9 gün izmir'deydim bayramda. 
ca'nım karşıyaka'mda, çeşme'de, çandarlı'da... 
ailemle, sessiz sakin, deniz'li.
çok güzeldi. 

her gidişimde izmir'i ne çok sevdiğimi anlıyorum...
ve fakat, buraya geliyorum sonra, "ahh" diyorum "nasıl da özlemişim"...
ya ben polyanna'yım, yaşadıklarımı sevmeyi biliyorum, elimde ne varsa onunla mutlu oluyorum; ya da hakikaten çok güzel izmir de istanbul da...

izmir tatilim ve bayram ziyaretlerimden biraz fotoğraf paylaşarak anlatmak istiyorum sizlere:

yalan yok; "bayram ziyaretleri" sevdiğim, önemsediğim ve keyif aldığım bir gelenek değil açıkçası. istanbul'a geldim geleli de izmir'de ve tatilde olma vesilesi sadece.
yine de kuzenlerin her bayram büyüyen çocuklarını görmek içimi neşelendiriyor!
hepsi de nasıl seviyor kameraları, hemen poz veriyor ve çeker çekmez de "bakayim" diyerek dokunmatik ekrana fıtı fıtı yapıyor :D





doğayla içiçe olmak ve sakinlik en sevdiğim şeylerden.
bunun için çandarlı birebir!


salıncakta kitap okumak oldukça keyifli;)


çeşme iş bankası tesislerinin ne denli güzel olduğundan daha önce de bahsetmiştim.


begonviller!
siz ne güzel çiçeklersiniz!
biraz datça biraz bodrumsunuz...


yavru kedileri çok sevdiğimi bilmeyen var mı?

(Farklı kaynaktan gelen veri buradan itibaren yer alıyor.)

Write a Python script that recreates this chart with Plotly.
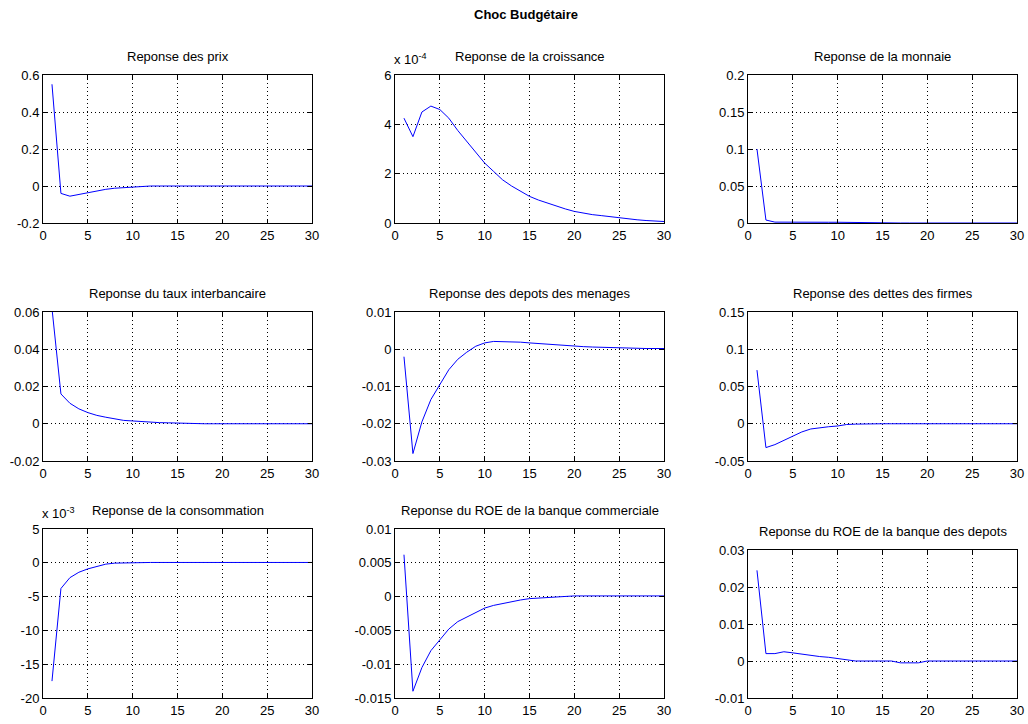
import plotly.graph_objects as go

W, H = 1028, 724

periods = list(range(1, 31))

prix = [0.55, -0.04, -0.055, -0.045, -0.035, -0.026, -0.018, -0.012, -0.008, -0.004,
        -0.001, 0, 0, 0, 0, 0, 0, 0, 0, 0, 0, 0, 0, 0, 0, 0, 0, 0, 0, 0]
croissance_e4 = [4.25, 3.5, 4.5, 4.74, 4.6, 4.25, 3.75, 3.3, 2.86, 2.43,
                 2.09, 1.75, 1.5, 1.28, 1.08, 0.93, 0.8, 0.68, 0.57, 0.47,
                 0.4, 0.34, 0.3, 0.25, 0.21, 0.17, 0.13, 0.1, 0.08, 0.06]
monnaie = [0.1, 0.004, 0.0012, 0.001, 0.001, 0.001, 0.001, 0.001, 0.001, 0.001,
           0.0008, 0.0005, 0, 0, 0, 0, 0, 0, 0, 0, 0, 0, 0, 0, 0, 0, 0, 0, 0, 0]
taux = [0.062, 0.016, 0.011, 0.008, 0.006, 0.0045, 0.0035, 0.0025, 0.0018, 0.0015,
        0.0011, 0.0009, 0.0006, 0.0005, 0.0003, 0, 0, 0, 0, 0, 0, 0, 0, 0, 0, 0, 0, 0, 0, 0]
depots_menages = [-0.002, -0.028, -0.0195, -0.0135, -0.0095, -0.0055, -0.0027, -0.0008, 0.0008, 0.0017,
                  0.0021, 0.0021, 0.002, 0.0019, 0.0017, 0.0015, 0.0013, 0.0011, 0.001, 0.0008,
                  0.0007, 0.0006, 0.0005, 0.0004, 0.0003, 0.0002, 0.0002, 0.0002, 0.0002, 0.0002]
dettes_firmes = [0.072, -0.032, -0.028, -0.022, -0.016, -0.011, -0.007, -0.005, -0.004, -0.003,
                 -0.001, -0.0005, 0, 0, 0, 0, 0, 0, 0, 0, 0, 0, 0, 0, 0, 0, 0, 0, 0, 0]
consommation_e3 = [-17.5, -3.8, -2.2, -1.4, -0.9, -0.5, -0.2, -0.05, 0, 0.05,
                   0.05, 0.05, 0.05, 0.05, 0.05, 0.05, 0.05, 0.05, 0.05, 0.05,
                   0.05, 0.05, 0.05, 0.05, 0.05, 0.05, 0.05, 0.05, 0.05, 0.05]
roe_commerciale = [0.0062, -0.014, -0.0105, -0.008, -0.0064, -0.0048, -0.0037, -0.003, -0.0023, -0.0017,
                   -0.0013, -0.001, -0.0007, -0.0005, -0.0003, -0.0002, -0.0001, 0, 0.0001, 0.0001,
                   0.0001, 0.0001, 0.0001, 0.0001, 0.0001, 0.0001, 0.0001, 0.0001, 0.0001, 0.0001]
roe_depots = [0.0245, 0.002, 0.002, 0.0025, 0.0022, 0.0018, 0.0015, 0.0012, 0.001, 0.0007,
              0.0003, 0, 0, 0, 0, 0, -0.0005, -0.0005, -0.0005, 0,
              0, 0, 0, 0, 0, 0, 0, 0, 0, 0]

titles = ["Reponse des prix", "Reponse de la croissance", "Reponse de la monnaie",
          "Reponse du taux interbancaire", "Reponse des depots des menages",
          "Reponse des dettes des firmes", "Reponse de la consommation",
          "Reponse du ROE de la banque commerciale", "Reponse du ROE de la banque des depots"]
series = [prix, croissance_e4, monnaie, taux, depots_menages, dettes_firmes,
          consommation_e3, roe_commerciale, roe_depots]

x_ticks = [0, 5, 10, 15, 20, 25, 30]
x_ticklabels = ["0", "5", "10", "15", "20", "25", "30"]
y_ticks = [
    [-0.2, 0, 0.2, 0.4, 0.6],
    [0, 2, 4, 6],
    [0, 0.05, 0.1, 0.15, 0.2],
    [-0.02, 0, 0.02, 0.04, 0.06],
    [-0.03, -0.02, -0.01, 0, 0.01],
    [-0.05, 0, 0.05, 0.1, 0.15],
    [-20, -15, -10, -5, 0, 5],
    [-0.015, -0.01, -0.005, 0, 0.005, 0.01],
    [-0.01, 0, 0.01, 0.02, 0.03],
]
y_ticklabels = [
    ["-0.2", "0", "0.2", "0.4", "0.6"],
    ["0", "2", "4", "6"],
    ["0", "0.05", "0.1", "0.15", "0.2"],
    ["-0.02", "0", "0.02", "0.04", "0.06"],
    ["-0.03", "-0.02", "-0.01", "0", "0.01"],
    ["-0.05", "0", "0.05", "0.1", "0.15"],
    ["-20", "-15", "-10", "-5", "0", "5"],
    ["-0.015", "-0.01", "-0.005", "0", "0.005", "0.01"],
    ["-0.01", "0", "0.01", "0.02", "0.03"],
]
main_title = "Choc Budgétaire"
exponents = {1: "x 10<sup>-4</sup>", 6: "x 10<sup>-3</sup>"}

# layout in window pixels
cols = [(43, 312), (395, 664), (748, 1017)]
rows_px = [[(75, 223)] * 3, [(312, 461)] * 3, [(529, 698), (529, 698), (550, 698)]]

FONT = "Liberation Sans, Arial, sans-serif"
fig = go.Figure()
annotations = []

def px2x(p):
    return p / W

def px2y(p):
    return 1 - p / H

for i in range(9):
    r, c = divmod(i, 3)
    n = i + 1
    xa = "x" if n == 1 else f"x{n}"
    ya = "y" if n == 1 else f"y{n}"
    fig.add_trace(go.Scatter(x=periods, y=series[i], mode="lines",
                             line=dict(color="#0000ff", width=1),
                             xaxis=xa, yaxis=ya, showlegend=False,
                             cliponaxis=True, hoverinfo="skip"))
    x0, x1 = cols[c]
    t, b = rows_px[r][c]
    yr = y_ticks[i]
    common = dict(showline=True, mirror="ticks", linecolor="black", linewidth=1,
                  ticks="inside", ticklen=4, tickcolor="black",
                  showgrid=True, gridcolor="black", griddash="1px,3px", gridwidth=1,
                  zeroline=False, automargin=False,
                  tickfont=dict(family=FONT, size=13, color="black"),
                  fixedrange=True)
    fig.update_layout(**{
        ("xaxis" if n == 1 else f"xaxis{n}"): dict(
            domain=[px2x(x0), px2x(x1)], anchor=ya, range=[0, 30],
            tickmode="array", tickvals=x_ticks, ticktext=x_ticklabels, **common),
        ("yaxis" if n == 1 else f"yaxis{n}"): dict(
            domain=[px2y(b), px2y(t)], anchor=xa, range=[yr[0], yr[-1]],
            tickmode="array", tickvals=yr, ticktext=y_ticklabels[i], **common),
    })
    annotations.append(dict(text=titles[i], x=px2x((x0 + x1) / 2), y=px2y(t - 9),
                            xref="paper", yref="paper", xanchor="center", yanchor="bottom",
                            showarrow=False, font=dict(family=FONT, size=13, color="black")))
    if i in exponents:
        annotations.append(dict(text=exponents[i], x=px2x(x0 - 3), y=px2y(t - 6),
                                xref="paper", yref="paper", xanchor="left", yanchor="bottom",
                                showarrow=False, font=dict(family=FONT, size=13, color="black")))

annotations.append(dict(text="<b>" + main_title + "</b>", x=px2x(526), y=px2y(15),
                        xref="paper", yref="paper", xanchor="center", yanchor="middle",
                        showarrow=False, font=dict(family=FONT, size=13, color="black")))

fig.update_layout(template="none", width=W, height=H, margin=dict(l=0, r=0, t=0, b=0),
                  paper_bgcolor="white", plot_bgcolor="white",
                  annotations=annotations)

# remove the default page margin so the figure fills the window exactly
fig.write_html("out.html", config={"displayModeBar": False},
               post_script="document.body.style.margin='0';document.body.style.overflow='hidden';")
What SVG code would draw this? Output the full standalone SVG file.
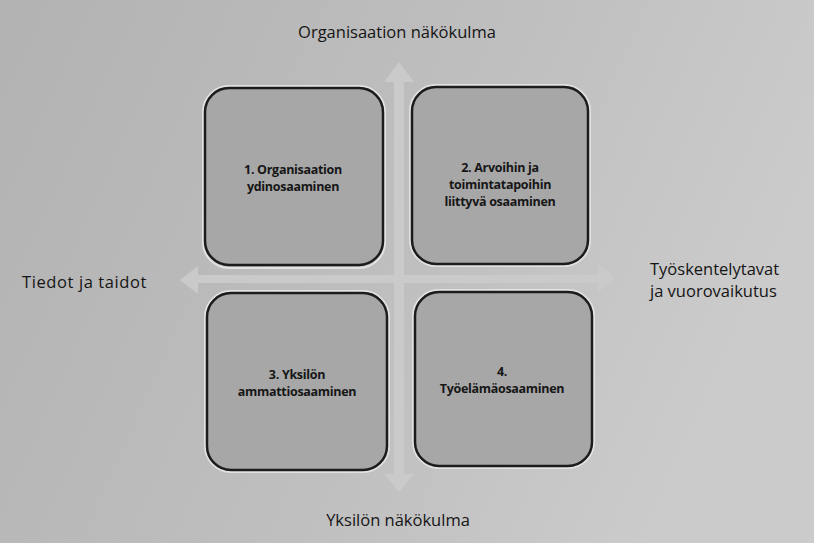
<svg xmlns="http://www.w3.org/2000/svg" width="814" height="543" viewBox="0 0 814 543">
<defs>
<linearGradient id="bg" x1="0" y1="0" x2="1" y2="0.3">
<stop offset="0" stop-color="#b2b2b2"/>
<stop offset="0.6" stop-color="#bfbfbf"/>
<stop offset="1" stop-color="#cbcbcb"/>
</linearGradient>
<style>
.box{fill:#a7a7a7;stroke:#1c1c1c;stroke-width:2.5}
.halo{fill:none;stroke:#e2e2e2;stroke-width:2}
.bt{font-family:"Open Sans","Liberation Sans",sans-serif;font-weight:bold;font-size:12.5px;fill:#161616;text-anchor:middle;letter-spacing:-0.3px}
.lt{font-family:"Open Sans","Liberation Sans",sans-serif;font-size:16.5px;fill:#151515}
.arrow{fill:#cacaca}
</style>
</defs>
<rect width="814" height="543" fill="url(#bg)"/>
<g id="connectors">
<polygon class="arrow" points="399,62 414,82 404,82 404,474 414,474 399,492 384,474 394,474 394,82 384,82"/>
<polygon class="arrow" points="180,280 198,266 198,275 598,275 598,264 616,278 598,292 598,283 198,283 198,294"/>
</g>
<g id="node1">
<rect class="halo" x="203" y="86" width="182" height="182" rx="26"/>
<rect class="box" x="205" y="88" width="178" height="177" rx="24"/>
<text class="bt" x="293" y="174">1. Organisaation</text>
<text class="bt" x="293" y="191">ydinosaaminen</text>
</g>
<g id="node2">
<rect class="halo" x="410" y="85" width="180" height="181" rx="26"/>
<rect class="box" x="412" y="87" width="176" height="177" rx="24"/>
<text class="bt" x="500" y="172">2. Arvoihin ja</text>
<text class="bt" x="500" y="189">toimintatapoihin</text>
<text class="bt" x="500" y="206">liittyvä osaaminen</text>
</g>
<g id="node3">
<rect class="halo" x="205" y="291" width="184" height="181" rx="26"/>
<rect class="box" x="207" y="293" width="180" height="177" rx="24"/>
<text class="bt" x="297" y="379">3. Yksilön</text>
<text class="bt" x="297" y="396">ammattiosaaminen</text>
</g>
<g id="node4">
<rect class="halo" x="413" y="290" width="181" height="178" rx="26"/>
<rect class="box" x="415" y="292" width="177" height="174" rx="24"/>
<text class="bt" x="502" y="376">4.</text>
<text class="bt" x="502" y="393">Työelämäosaaminen</text>
</g>
<g id="labels">
<text class="lt" x="397" y="38" text-anchor="middle">Organisaation näkökulma</text>
<text class="lt" x="398" y="526" text-anchor="middle">Yksilön näkökulma</text>
<text class="lt" x="22" y="288" letter-spacing="0.6">Tiedot ja taidot</text>
<text class="lt" x="650" y="275">Työskentelytavat</text>
<text class="lt" x="650" y="297">ja vuorovaikutus</text>
</g>
</svg>
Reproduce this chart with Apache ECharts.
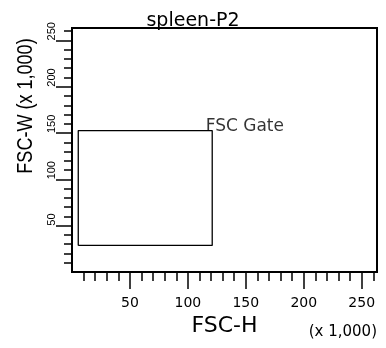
<!DOCTYPE html>
<html>
<head>
<meta charset="utf-8">
<script src="https://cdn.jsdelivr.net/npm/echarts@6/dist/echarts.min.js"></script>
<style>
html,body{margin:0;padding:0;background:#fff;}
#c{width:386px;height:348px;}
</style>
</head>
<body>
<div id="c"></div>
<script>
// ---- data ----
var titleText = 'spleen-P2';
var xName = 'FSC-H';
var yName = 'FSC-W (x 1,000)';
var xUnit = '(x 1,000)';
var gateName = 'FSC Gate';
var xRange = [0, 263.2];
var yRange = [0, 263.4];
var xMajorTicks = [50, 100, 150, 200, 250];
var yMajorTicks = [50, 100, 150, 200, 250];
var xMinorTicks = [10,20,30,40,50,60,70,80,90,100,110,120,130,140,150,160,170,180,190,200,210,220,230,240,250,260];
var yMinorTicks = [10,20,30,40,50,60,70,80,90,100,110,120,130,140,150,160,170,180,190,200,210,220,230,240,250,260];
// gate rectangle (x 1,000)
var gateX = [5.4, 121.0];
var gateY = [28.7, 152.7];

var gatePath = [
  [gateX[0], gateY[0]], [gateX[1], gateY[0]], [gateX[1], gateY[1]],
  [gateX[0], gateY[1]], [gateX[0], gateY[0]]
];

var chart = echarts.init(document.getElementById('c'), null, {renderer: 'canvas'});
var tickStyle = {color: '#000', width: 1.5};
function baseAxis(range) {
  return {
    type: 'value', min: range[0], max: range[1],
    axisLine: {show: false}, splitLine: {show: false}
  };
}
var xMinor = Object.assign(baseAxis(xRange), {
  position: 'bottom',
  axisTick: {show: true, customValues: xMinorTicks, length: 9, lineStyle: tickStyle},
  axisLabel: {show: false}
});
var xMajor = Object.assign(baseAxis(xRange), {
  position: 'bottom',
  axisTick: {show: true, customValues: xMajorTicks, length: 17, lineStyle: tickStyle},
  axisLabel: {show: true, customValues: xMajorTicks, color: '#000', fontFamily: 'DejaVu Sans', fontSize: 14, margin: 24},
  name: xName, nameLocation: 'middle', nameGap: 40,
  nameTextStyle: {color: '#000', fontFamily: 'DejaVu Sans', fontSize: 22}
});
var yMinor = Object.assign(baseAxis(yRange), {
  position: 'left',
  axisTick: {show: true, customValues: yMinorTicks, length: 8, lineStyle: tickStyle},
  axisLabel: {show: false}
});
var yMajor = Object.assign(baseAxis(yRange), {
  position: 'left',
  axisTick: {show: true, customValues: yMajorTicks, length: 16, lineStyle: tickStyle},
  axisLabel: {show: true, customValues: yMajorTicks, rotate: 90, align: 'left', verticalAlign: 'bottom',
    color: '#000', fontFamily: 'Liberation Sans', fontSize: 11, margin: 15}
});

chart.setOption({
  animation: false,
  backgroundColor: '#fff',
  title: {
    text: titleText, left: 'center', top: 7,
    textStyle: {color: '#000', fontFamily: 'DejaVu Sans', fontSize: 19, fontWeight: 'normal'}
  },
  grid: {left: 72, top: 28, width: 305, height: 244, show: true, borderColor: '#000', borderWidth: 2, backgroundColor: 'transparent'},
  xAxis: [xMinor, xMajor],
  yAxis: [yMinor, yMajor],
  graphic: [
    {type: 'text', x: 25.5, y: 106, rotation: Math.PI / 2, scaleX: 0.82,
     style: {text: yName, fill: '#000', font: '22px "Liberation Sans"', align: 'center', verticalAlign: 'middle'}},
    {type: 'text', x: 377, y: 332.5,
     style: {text: xUnit, fill: '#000', font: '15px "DejaVu Sans"', align: 'right', verticalAlign: 'middle'}}
  ],
  series: [
    {type: 'line', xAxisIndex: 0, yAxisIndex: 0, data: gatePath, symbol: 'none',
     lineStyle: {color: '#000', width: 1.3}, silent: true},
    {type: 'scatter', xAxisIndex: 0, yAxisIndex: 0, data: [[gateX[1], gateY[1]]],
     symbolSize: 1, itemStyle: {color: 'transparent'}, silent: true,
     label: {show: true, formatter: gateName, position: 'right', distance: 0, offset: [-7, -4],
       color: '#000', fontFamily: 'DejaVu Sans', fontSize: 17}}
  ]
});
</script>
</body>
</html>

velhasıl, dolu dolu, oldukça keyifli geçti günlerim.
şimdi yine istanbul, yine iş veee anında adaptasyon:)
hemen hafta sonu planları mesela, galata'ya mı gitsek, istanbul modern'e mi, istiklal'i de nasıl özledim, ya beşiktaş, ortaköy?...

bir de, güzel şarkılara hayran biri olarak "her güne bir şarkı" teması yapmaya karar verdim blogumda.
bugünün şarkısı çok sevdiğim yaşar'dan:


"...
kışlar bahara döner gibidir
var mı dünyada aşkından başka
aşk sevdiğim şehirler gibidir
..."

Cuma, Ağustos 09, 2013

nazım'dan...

hoşgeldin kadınım benim, hoşgeldin
yorulmuşsundur,
nasıl etsem de yıkasam ayacıklarını...
ne gül suyum ne gümüş leğenim var...

susamışsındır 
buzlu şerbetim yok ki ikram edeyim 

acıkmışsındır 
sana beyaz keten keten örtülü sofralar kuramam 
memleket gibi esir ve yoksuldur odam

hoşgeldin kadınım benim, hoşgeldin
ayağını bastın odama, 
kırk yıllık beton çayır çimen şimdi 

güldün, 
güller açtı penceremin demirlerinde 

ağladın
avuçlarıma döküldü inciler 

gönlüm gibi zengin,
hürriyet gibi aydınlık oldu odam

hoşgeldin kadınım benim, hoşgeldin




Perşembe, Ağustos 01, 2013

kitaplar... iyi ki varlar...

bazen iyi gitmiyor hayat....
ne olsa mutlu olmazmışım gibi geliyor.
sonra küçük şeyler oluyor hayata bağlayan...
hızla gelen kitaplarım mesela...


altı kitap aldım evekitap'tan.
dördü alper canıgüz'ün. tatlı rüyalar'ı daha önce okumuştum, çok sevdiğim için elimde olmasını istedim.
biri velilerle çalışırken kullanmaya dönük olarak leyla navaro- gerçekten beni duyuyor musun.
diğeri de bloglarda sıklıkla karşıma çıkan ve çok merak ettiğim intihar dükkanı.

kitaplarım gelince, elimdeki kitabı hızla bitirdim ben de. taa 2011'de sahaf festivalinde almıştım labirent oyunları'nı. gayet ilgimi çeken kısa kısa makalelerden oluşan bir kitap. beyin ve insan psikolojisiyle ilgili olanların sevebileceği bir kitap. aklınızda bulunsun.